▶ EXTRACTED ENTRIES:
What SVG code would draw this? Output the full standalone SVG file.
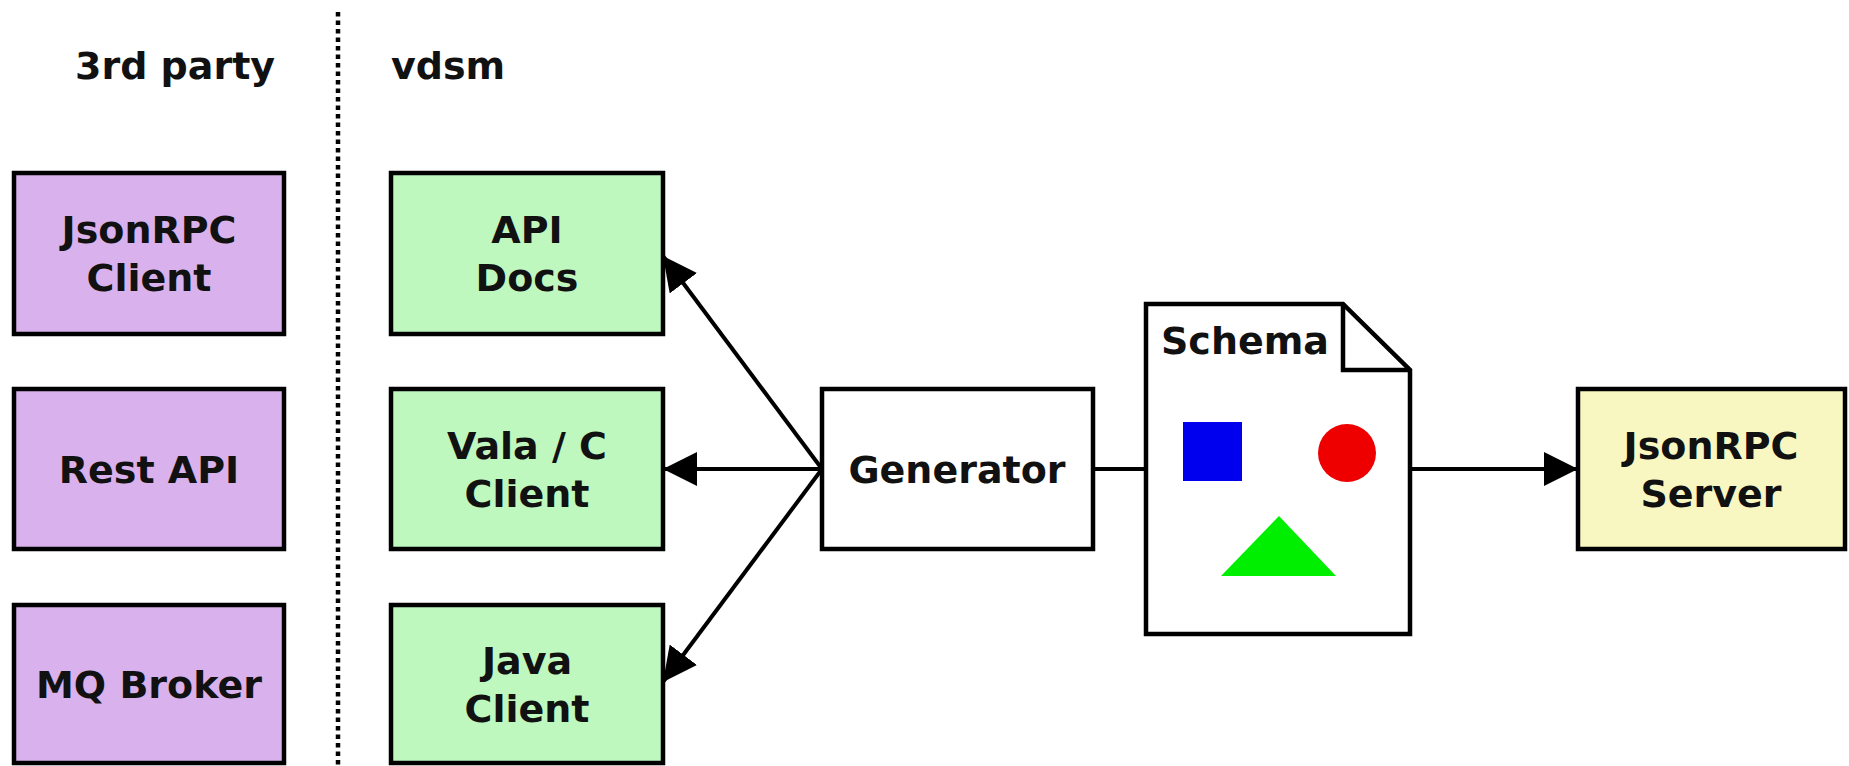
<svg xmlns="http://www.w3.org/2000/svg" width="1849" height="766" viewBox="0 0 1849 766">
<style>
  text { font-family: "DejaVu Sans", "Liberation Sans", sans-serif; font-weight: bold; font-size: 38px; fill: #111; }
  .c { text-anchor: middle; }
  .box { stroke: #000; stroke-width: 4.5; }
  .p { fill: #d9b1ec; }
  .g { fill: #bff8bf; }
  .y { fill: #f9f7c1; }
  .w { fill: #fff; }
  .conn { stroke: #000; stroke-width: 4; fill: none; }
</style>
<defs>
  <marker id="arr" viewBox="0 0 10 10" refX="10" refY="5" markerWidth="8.5" markerHeight="8.5" markerUnits="strokeWidth" orient="auto">
    <path d="M0,0 L10,5 L0,10 Z" fill="#000"/>
  </marker>
</defs>
<rect width="1849" height="766" fill="#fff"/>
<line x1="338" y1="12" x2="338" y2="766" stroke="#000" stroke-width="4.5" stroke-dasharray="4.5,4"/>
<text x="75" y="79">3rd party</text>
<text x="391" y="79">vdsm</text>

<g id="jsonrpc-client"><rect class="box p" x="14" y="173" width="270" height="161"/><text class="c" x="149" y="243">JsonRPC</text><text class="c" x="149" y="291">Client</text></g>
<g id="rest-api"><rect class="box p" x="14" y="389" width="270" height="160"/><text class="c" x="149" y="483">Rest API</text></g>
<g id="mq-broker"><rect class="box p" x="14" y="605" width="270" height="158"/><text class="c" x="149" y="698">MQ Broker</text></g>

<g id="api-docs"><rect class="box g" x="391" y="173" width="272" height="161"/><text class="c" x="527" y="243">API</text><text class="c" x="527" y="291">Docs</text></g>
<g id="vala-client"><rect class="box g" x="391" y="389" width="272" height="160"/><text class="c" x="527" y="459">Vala / C</text><text class="c" x="527" y="507">Client</text></g>
<g id="java-client"><rect class="box g" x="391" y="605" width="272" height="158"/><text class="c" x="527" y="674">Java</text><text class="c" x="527" y="722">Client</text></g>

<g id="generator"><rect class="box w" x="822" y="389" width="271" height="160"/><text class="c" x="957" y="483">Generator</text></g>

<g id="schema">
  <path class="box w" d="M1146,304 H1343 L1410,370 V634 H1146 Z"/>
  <path d="M1343,304 V370 H1410" fill="none" stroke="#000" stroke-width="4.5"/>
  <text x="1161" y="354">Schema</text>
  <rect x="1183" y="422" width="59" height="59" fill="#0000ee"/>
  <circle cx="1347" cy="453" r="29" fill="#ee0000"/>
  <polygon points="1279,516 1336,576 1221,576" fill="#00ee00"/>
</g>

<g id="jsonrpc-server"><rect class="box y" x="1578" y="389" width="267" height="160"/><text class="c" x="1711" y="459">JsonRPC</text><text class="c" x="1711" y="507">Server</text></g>

<g id="connectors">
  <line class="conn" x1="822" y1="469" x2="663" y2="256" marker-end="url(#arr)"/>
  <line class="conn" x1="822" y1="469" x2="663" y2="469" marker-end="url(#arr)"/>
  <line class="conn" x1="822" y1="469" x2="663" y2="682" marker-end="url(#arr)"/>
  <line class="conn" x1="1093" y1="469" x2="1146" y2="469"/>
  <line class="conn" x1="1410" y1="469" x2="1578" y2="469" marker-end="url(#arr)"/>
</g>
</svg>
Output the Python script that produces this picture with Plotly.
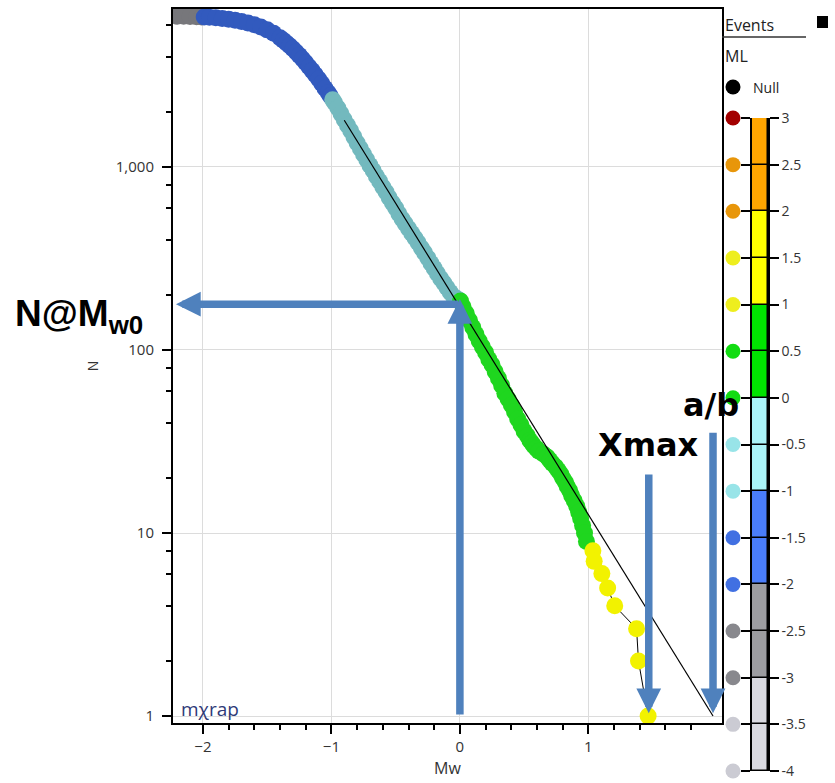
import math
import plotly.graph_objects as go

W, H = 835, 783

# ---------------- data ----------------
mw = [
    -2.20, -2.15, -2.10, -2.05, -2.01, -1.99, -1.95, -1.90, -1.85, -1.80,
    -1.75, -1.70, -1.65, -1.60, -1.55, -1.50, -1.45, -1.40, -1.375, -1.35,
    -1.325, -1.30, -1.275, -1.25, -1.225, -1.20, -1.175, -1.15, -1.125, -1.10,
    -1.075, -1.05, -1.025, -1.01,
    -0.99, -0.975, -0.95, -0.925, -0.90, -0.875, -0.85, -0.825, -0.80, -0.775,
    -0.75, -0.725, -0.70, -0.675, -0.65, -0.625, -0.60, -0.575, -0.55, -0.525,
    -0.50, -0.475, -0.45, -0.425, -0.40, -0.375, -0.35, -0.325, -0.30, -0.275,
    -0.25, -0.225, -0.20, -0.175, -0.15, -0.125, -0.10, -0.075, -0.05, -0.025,
    -0.005,
    0.005, 0.025, 0.05, 0.075, 0.10, 0.125, 0.15, 0.175, 0.20, 0.225,
    0.25, 0.275, 0.30, 0.325, 0.35, 0.375, 0.40, 0.425, 0.45, 0.475,
    0.50, 0.525, 0.545, 0.56, 0.575, 0.595, 0.615, 0.65, 0.68, 0.70,
    0.72, 0.745, 0.765, 0.785, 0.80, 0.82, 0.835, 0.855, 0.87, 0.89,
    0.91, 0.925, 0.94, 0.955, 0.97, 0.985,
    1.035, 1.045, 1.105, 1.15, 1.205, 1.375, 1.39, 1.465,
]
n_events = [
    6650, 6650, 6640, 6620, 6605, 6595, 6570, 6530, 6480, 6420,
    6340, 6240, 6120, 5980, 5810, 5610, 5370, 5080, 4920, 4760,
    4600, 4430, 4250, 4070, 3890, 3710, 3530, 3360, 3190, 3020,
    2860, 2690, 2540, 2450,
    2330, 2240, 2100, 1950, 1810, 1690, 1575, 1460, 1350, 1260,
    1175, 1095, 1020, 955, 890, 835, 778, 729, 679, 636,
    596, 555, 520, 490, 461, 434, 409, 385, 361, 340,
    318, 298, 280, 262, 246, 232, 219, 207, 196, 191,
    187,
    185, 172, 158, 145, 133, 122, 112, 104, 97, 89,
    83, 76, 70, 64, 58, 54, 50, 46, 42, 39,
    36, 34, 32, 31, 30, 29, 28, 27, 26, 25,
    24, 23, 22, 21, 20, 19, 18, 17, 16, 15,
    14, 13, 12, 11, 10, 9,
    8, 7, 6, 5, 4, 3, 2, 1,
]

fit_mw = [-0.90, 1.97]
fit_n = [1800.0, 1.0]

mw0 = 0.0
n_at_mw0 = 178
n_first_green = 190
xmax_mw = 1.47
xmax_top_n = 21.3
ab_mw = 1.97
ab_top_n = 36.0

x_ticks = [-2, -1, 0, 1]
x_minor = [-1.8, -1.6, -1.4, -1.2, -0.8, -0.6, -0.4, -0.2,
           0.2, 0.4, 0.6, 0.8, 1.2, 1.4, 1.6, 1.8]
y_ticks = [1, 10, 100, 1000]
y_tick_text = ["1", "10", "100", "1,000"]
y_minor = [2, 4, 6, 8, 20, 40, 60, 80, 200, 400, 600, 800, 2000, 4000, 6000]

ml_levels = [-4, -3.5, -3, -2.5, -2, -1.5, -1, -0.5, 0, 0.5, 1, 1.5, 2, 2.5, 3]
ml_labels = ["-4", "-3.5", "-3", "-2.5", "-2", "-1.5", "-1", "-0.5",
             "0", "0.5", "1", "1.5", "2", "2.5", "3"]

# ---------------- styles ----------------
chart_colors = ["#c9c9d0", "#77777b", "#325abe", "#73b9be", "#1fd61f", "#f2f200", "#e8960a"]
legend_colors = ["#d8d8df", "#9c9ca0", "#4a7dfa", "#aaf4f8", "#00e400", "#ffff00", "#ffa500"]
dot_palette = ["#cbcbd3", "#88888d", "#4170e2", "#98e4e8", "#12dc12", "#eeee1e", "#e8960a", "#a30000"]
arrow_color = "#4f81bd"
FONT = "Open Sans, Noto Sans, sans-serif"
BOLD = "DejaVu Sans, Verdana, sans-serif"
ARIAL = "Liberation Sans, Arial, sans-serif"


def fx(p):
    return p / W


def fy(p):
    return 1 - p / H


cs = []
for i, c in enumerate(chart_colors):
    cs.append([i / 7, c])
    cs.append([(i + 1) / 7, c])

fig = go.Figure()
fig.add_trace(go.Scatter(
    x=mw, y=n_events, mode="lines+markers",
    line=dict(color="black", width=1),
    marker=dict(size=17, color=mw, colorscale=cs, cmin=-4, cmax=3, line=dict(width=0)),
    showlegend=False, hoverinfo="x+y"))
fig.add_trace(go.Scatter(
    x=fit_mw, y=fit_n, mode="lines", line=dict(color="black", width=1.2),
    showlegend=False))

# legend colour bar
seg_base = ml_levels[:-1]
seg_colors = [legend_colors[int(math.floor(b)) + 4] for b in seg_base]
fig.add_trace(go.Bar(
    x=[0] * len(seg_base), y=[0.5] * len(seg_base), base=seg_base, width=1,
    marker=dict(color=seg_colors, line=dict(color="black", width=1.5)),
    xaxis="x2", yaxis="y2", showlegend=False, hoverinfo="skip"))
dot_colors = [dot_palette[int(math.floor(v)) + 4] for v in ml_levels]
fig.add_trace(go.Scatter(
    x=[0] * len(ml_levels), y=ml_levels, mode="markers",
    marker=dict(size=15, color=dot_colors, line=dict(width=0)),
    xaxis="x3", yaxis="y3", cliponaxis=False, showlegend=False, hoverinfo="skip"))

axis_common = dict(
    showline=True, linecolor="black", linewidth=2, mirror=True,
    ticks="outside", ticklen=9, tickwidth=1.5, tickcolor="black",
    showgrid=True, gridcolor="#dcdcdc", gridwidth=1, zeroline=False,
    tickfont=dict(family=FONT, size=15, color="#333"), automargin=False,
)

fig.update_layout(
    width=W, height=H, autosize=False,
    margin=dict(l=0, r=0, t=0, b=0, pad=0),
    paper_bgcolor="white", plot_bgcolor="white",
    font=dict(family=FONT, size=13, color="#333"),
    barmode="overlay", bargap=0,
    xaxis=dict(
        domain=[fx(173), fx(722)], range=[-2.233, 2.04],
        tickmode="array", tickvals=x_ticks,
        minor=dict(tickmode="array", tickvals=x_minor, ticks="outside", ticklen=5,
                   tickwidth=1.5, tickcolor="black", showgrid=False),
        title=dict(text="Mw", font=dict(family=FONT, size=16, color="#333"), standoff=8),
        anchor="y", **axis_common),
    yaxis=dict(
        domain=[fy(723), fy(9)], type="log", range=[-0.038, 3.863],
        tickmode="array", tickvals=y_ticks, ticktext=y_tick_text, ticklabelstandoff=5,
        minor=dict(tickmode="array", tickvals=y_minor, ticks="outside", ticklen=5,
                   tickwidth=1.5, tickcolor="black", showgrid=False),
        title=dict(text="N", font=dict(family=FONT, size=14, color="#333"), standoff=14),
        anchor="x", **axis_common),
    xaxis2=dict(domain=[fx(752), fx(768)], range=[-0.5, 0.5], anchor="y2",
                visible=False, fixedrange=True),
    yaxis2=dict(domain=[fy(771), fy(118)], range=[-4, 3], anchor="x2", side="right",
                tickmode="array", tickvals=ml_levels, ticktext=ml_labels,
                ticks="outside", ticklen=9, tickwidth=1.5, tickcolor="black",
                showline=True, linecolor="black", linewidth=1.5, mirror="allticks",
                showgrid=False, zeroline=False, automargin=False,
                tickfont=dict(family=FONT, size=14, color="#333")),
    xaxis3=dict(domain=[fx(725), fx(741)], range=[-1, 1], anchor="y3",
                visible=False, fixedrange=True),
    yaxis3=dict(domain=[fy(771), fy(118)], range=[-4, 3], anchor="x3",
                visible=False, fixedrange=True),
)

arrow_kw = dict(xref="x", yref="y", axref="x", ayref="y", showarrow=True, text="",
                arrowhead=2, arrowsize=0.66, arrowwidth=7.5, arrowcolor=arrow_color)
annotations = [
    dict(x=-2.21, y=math.log10(n_at_mw0), ax=mw0, ay=math.log10(n_at_mw0), **arrow_kw),
    dict(x=mw0, y=math.log10(n_first_green), ax=mw0, ay=0.0, **arrow_kw),
    dict(x=xmax_mw, y=0.015, ax=xmax_mw, ay=math.log10(xmax_top_n), **arrow_kw),
    dict(x=ab_mw, y=0.015, ax=ab_mw, ay=math.log10(ab_top_n), **arrow_kw),
    dict(x=fx(13), y=fy(316), xref="paper", yref="paper", xanchor="left", yanchor="middle",
         text="<b>N@M<sub>w0</sub></b>", showarrow=False,
         font=dict(family=ARIAL, size=37, color="black")),
    dict(x=fx(648), y=fy(445), xref="paper", yref="paper", xanchor="center", yanchor="middle",
         text="<b>Xmax</b>", showarrow=False, font=dict(family=BOLD, size=32, color="black")),
    dict(x=fx(711), y=fy(405), xref="paper", yref="paper", xanchor="center", yanchor="middle",
         text="<b>a/b</b>", showarrow=False, font=dict(family=BOLD, size=32, color="black")),
    dict(x=fx(179), y=fy(709), xref="paper", yref="paper", xanchor="left", yanchor="middle",
         text="mχrap", showarrow=False, font=dict(family=FONT, size=19, color="#2f3a78")),
    dict(x=fx(723), y=fy(25), xref="paper", yref="paper", xanchor="left", yanchor="middle",
         text="Events", showarrow=False, font=dict(family=FONT, size=16, color="#222")),
    dict(x=fx(723), y=fy(56), xref="paper", yref="paper", xanchor="left", yanchor="middle",
         text="ML", showarrow=False, font=dict(family=FONT, size=16, color="#222")),
    dict(x=fx(751), y=fy(88), xref="paper", yref="paper", xanchor="left", yanchor="middle",
         text="Null", showarrow=False, font=dict(family=FONT, size=14, color="#222")),
]
fig.update_layout(annotations=annotations)

shapes = [
    dict(type="line", xref="paper", yref="paper", x0=fx(722), x1=fx(806), y0=fy(37), y1=fy(37),
         line=dict(color="#333", width=1.5)),
    dict(type="rect", xref="paper", yref="paper", x0=fx(817), x1=fx(828), y0=fy(28), y1=fy(16),
         fillcolor="black", line=dict(width=0)),
    dict(type="circle", xref="paper", yref="paper", x0=fx(725.5), x1=fx(740.5), y0=fy(94.5), y1=fy(79.5),
         fillcolor="black", line=dict(width=0)),
]
fig.update_layout(shapes=shapes)

fig.write_html("out.html")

▶ PROBLEM: Exclude any pictures, and restate word for word the lines from the one containing "Output the Python" through the one containing "W, H = 835, 783", both included.

▶ COMPLETED EXERCISE:
Output the Python script that produces this picture with Plotly.
import math
import plotly.graph_objects as go

W, H = 835, 783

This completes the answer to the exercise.